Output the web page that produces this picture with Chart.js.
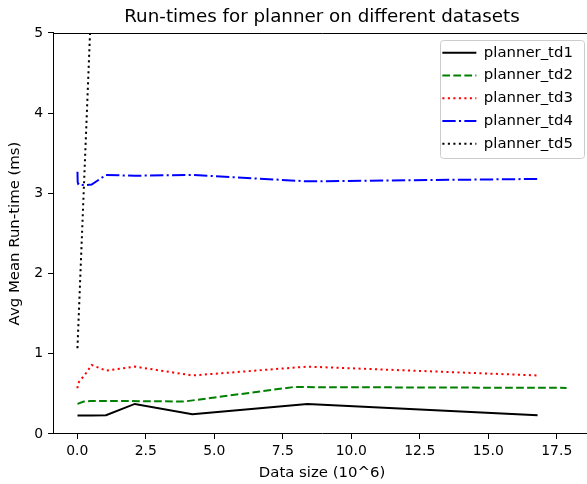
<!DOCTYPE html>
<html><head><meta charset="utf-8">
<script src="https://cdn.jsdelivr.net/npm/chart.js@4"></script>
<style>
html,body{margin:0;padding:0;background:#fff;overflow:hidden;}
#wrap{width:587px;height:484px;overflow:hidden;position:relative;}
canvas{display:block;}
</style></head><body>
<div id="wrap"><canvas id="c" width="644" height="484" style="width:644px;height:484px"></canvas></div>
<script>
// ---- data ----
const chartTitle = 'Run-times for planner on different datasets';
const xTitle = 'Data size (10^6)';
const yTitle = 'Avg Mean Run-time (ms)';
const seriesNames = ['planner_td1', 'planner_td2', 'planner_td3', 'planner_td4', 'planner_td5'];

const sizes    = [0.008, 0.016, 0.033, 0.066, 0.131, 0.262, 0.525, 1.05, 2.1, 4.2, 8.4, 16.8];
const td1      = [0.23, 0.23, 0.23, 0.23, 0.23, 0.23, 0.232, 0.235, 0.375, 0.245, 0.375, 0.235];
const sizesTd2 = [0.01, 0.24, 0.49, 0.98, 1.96, 3.9, 7.88, 17.86];
const td2      = [0.375, 0.405, 0.41, 0.41, 0.41, 0.405, 0.585, 0.575];
const td3      = [0.57, 0.60, 0.63, 0.65, 0.68, 0.73, 0.86, 0.79, 0.84, 0.73, 0.84, 0.73];
const td4      = [3.27, 3.14, 3.12, 3.13, 3.11, 3.10, 3.11, 3.23, 3.22, 3.23, 3.15, 3.18];
const sizesTd5 = [0.008, 0.525, 1.05];
const td5      = [1.07, 5.5, 9.9];

const xMin = -0.885, xMax = 18.75, xStep = 2.5;
const yMin = 0, yMax = 5, yStep = 1;

// ---- styles ----
const LW = 2;
const DASHED = [7.7, 3.3], DOTTED = [2.1, 3.4], DASHDOT = [13.3, 3.3, 2.1, 3.3];

function makeSet(label, xs, ys, color, dash) {
  return {
    label, data: xs.map((x, i) => ({x, y: ys[i]})),
    borderColor: color, backgroundColor: color, borderWidth: LW, borderDash: dash,
    borderCapStyle: 'butt', pointRadius: 0, pointHoverRadius: 0, tension: 0, fill: false, clip: 0
  };
}

Chart.defaults.font.family = "'DejaVu Sans', sans-serif";
Chart.defaults.color = '#000';

const mplPlugin = {
  id: 'mplLook',
  afterLayout(chart) {
    const ca = chart.chartArea, lg = chart.legend;
    if (!lg) return;
    const w = lg.width, h = lg.height;
    lg.left = ca.right - 156.5; lg.right = lg.left + w;
    lg.top = ca.top + 4.4; lg.bottom = lg.top + h;
  },
  beforeDraw(chart) {
    const ctx = chart.ctx, ca = chart.chartArea;
    ctx.save();
    ctx.beginPath();
    ctx.roundRect(Math.round(ca.right - 151) + 0.5, Math.round(ca.top + 7) + 0.5, 144, 118, 3);
    ctx.fillStyle = 'rgba(255,255,255,0.8)';
    ctx.fill();
    ctx.strokeStyle = '#cccccc';
    ctx.lineWidth = 1;
    ctx.stroke();
    ctx.restore();
  },
  afterDatasetsDraw(chart) {
    const ctx = chart.ctx, ca = chart.chartArea;
    ctx.save();
    ctx.strokeStyle = '#000';
    ctx.lineWidth = 1;
    ctx.beginPath();
    const t = Math.round(ca.top) + 0.5, r = Math.round(ca.right) + 0.5;
    ctx.moveTo(ca.left, t); ctx.lineTo(r, t); ctx.lineTo(r, ca.bottom);
    ctx.stroke();
    ctx.restore();
  }
};

const tickFont = {size: 13.9};
const labelFont = {size: 14.9};
new Chart(document.getElementById('c'), {
  type: 'line',
  data: {
    datasets: [
      makeSet(seriesNames[0], sizes, td1, '#000000', []),
      makeSet(seriesNames[1], sizesTd2, td2, '#008000', DASHED),
      makeSet(seriesNames[2], sizes, td3, '#ff0000', DOTTED),
      makeSet(seriesNames[3], sizes, td4, '#0000ff', DASHDOT),
      makeSet(seriesNames[4], sizesTd5, td5, '#000000', DOTTED)
    ]
  },
  options: {
    responsive: false, animation: false, devicePixelRatio: 1,
    layout: {padding: 0},
    plugins: {
      tooltip: {enabled: false},
      title: {display: true, text: chartTitle, font: {size: 18.3, weight: 'normal'}, color: '#000', padding: {top: 6.2, bottom: 4.8}},
      legend: {
        position: 'chartArea', align: 'start',
        labels: {
          usePointStyle: true, pointStyleWidth: 34, padding: 7.85, font: labelFont, color: '#000',
          generateLabels(chart) {
            const items = Chart.defaults.plugins.legend.labels.generateLabels(chart);
            items.forEach(it => {
              const d = chart.data.datasets[it.datasetIndex];
              it.pointStyle = 'line'; it.lineDash = d.borderDash; it.lineWidth = d.borderWidth;
              it.strokeStyle = d.borderColor; it.fillStyle = d.borderColor; it.lineCap = 'butt'; it.fontColor = '#000';
            });
            return items;
          }
        }
      }
    },
    scales: {
      x: {
        type: 'linear', min: xMin, max: xMax,
        afterFit(s) { s.height = 50; },
        ticks: {stepSize: xStep, includeBounds: false, padding: 4.5, font: tickFont, color: '#000', maxRotation: 0, autoSkip: false,
                callback: v => Number(v).toFixed(1)},
        grid: {display: true, drawOnChartArea: false, drawTicks: true, tickLength: 5, color: '#000', lineWidth: 1},
        border: {display: true, color: '#000', width: 1},
        title: {display: true, text: xTitle, font: labelFont, color: '#000', padding: {top: 0, bottom: 1.6}}
      },
      y: {
        type: 'linear', min: yMin, max: yMax,
        afterFit(s) { s.width = 53; },
        ticks: {stepSize: yStep, padding: 5, font: tickFont, color: '#000'},
        grid: {display: true, drawOnChartArea: false, drawTicks: true, tickLength: 5, color: '#000', lineWidth: 1},
        border: {display: true, color: '#000', width: 1},
        title: {display: true, text: yTitle, font: labelFont, color: '#000', padding: {top: 6.5, bottom: 0}}
      },
      yR: {
        type: 'linear', position: 'right', display: true,
        afterFit(s) { s.width = 53; },
        ticks: {display: false}, grid: {display: false}, border: {display: false}
      }
    }
  },
  plugins: [mplPlugin]
});
</script>
</body></html>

### WRITTEN TASK
Repeat only the lines from the beginning of the material through the line containing "const DASHED = [7.7, 3.3], DOTTED", both ends kept, leaving pictures out.

### RIGHT ANSWER
Output the web page that produces this picture with Chart.js.
<!DOCTYPE html>
<html><head><meta charset="utf-8">
<script src="https://cdn.jsdelivr.net/npm/chart.js@4"></script>
<style>
html,body{margin:0;padding:0;background:#fff;overflow:hidden;}
#wrap{width:587px;height:484px;overflow:hidden;position:relative;}
canvas{display:block;}
</style></head><body>
<div id="wrap"><canvas id="c" width="644" height="484" style="width:644px;height:484px"></canvas></div>
<script>
// ---- data ----
const chartTitle = 'Run-times for planner on different datasets';
const xTitle = 'Data size (10^6)';
const yTitle = 'Avg Mean Run-time (ms)';
const seriesNames = ['planner_td1', 'planner_td2', 'planner_td3', 'planner_td4', 'planner_td5'];

const sizes    = [0.008, 0.016, 0.033, 0.066, 0.131, 0.262, 0.525, 1.05, 2.1, 4.2, 8.4, 16.8];
const td1      = [0.23, 0.23, 0.23, 0.23, 0.23, 0.23, 0.232, 0.235, 0.375, 0.245, 0.375, 0.235];
const sizesTd2 = [0.01, 0.24, 0.49, 0.98, 1.96, 3.9, 7.88, 17.86];
const td2      = [0.375, 0.405, 0.41, 0.41, 0.41, 0.405, 0.585, 0.575];
const td3      = [0.57, 0.60, 0.63, 0.65, 0.68, 0.73, 0.86, 0.79, 0.84, 0.73, 0.84, 0.73];
const td4      = [3.27, 3.14, 3.12, 3.13, 3.11, 3.10, 3.11, 3.23, 3.22, 3.23, 3.15, 3.18];
const sizesTd5 = [0.008, 0.525, 1.05];
const td5      = [1.07, 5.5, 9.9];

const xMin = -0.885, xMax = 18.75, xStep = 2.5;
const yMin = 0, yMax = 5, yStep = 1;

// ---- styles ----
const LW = 2;
const DASHED = [7.7, 3.3], DOTTED = [2.1, 3.4], DASHDOT = [13.3, 3.3, 2.1, 3.3];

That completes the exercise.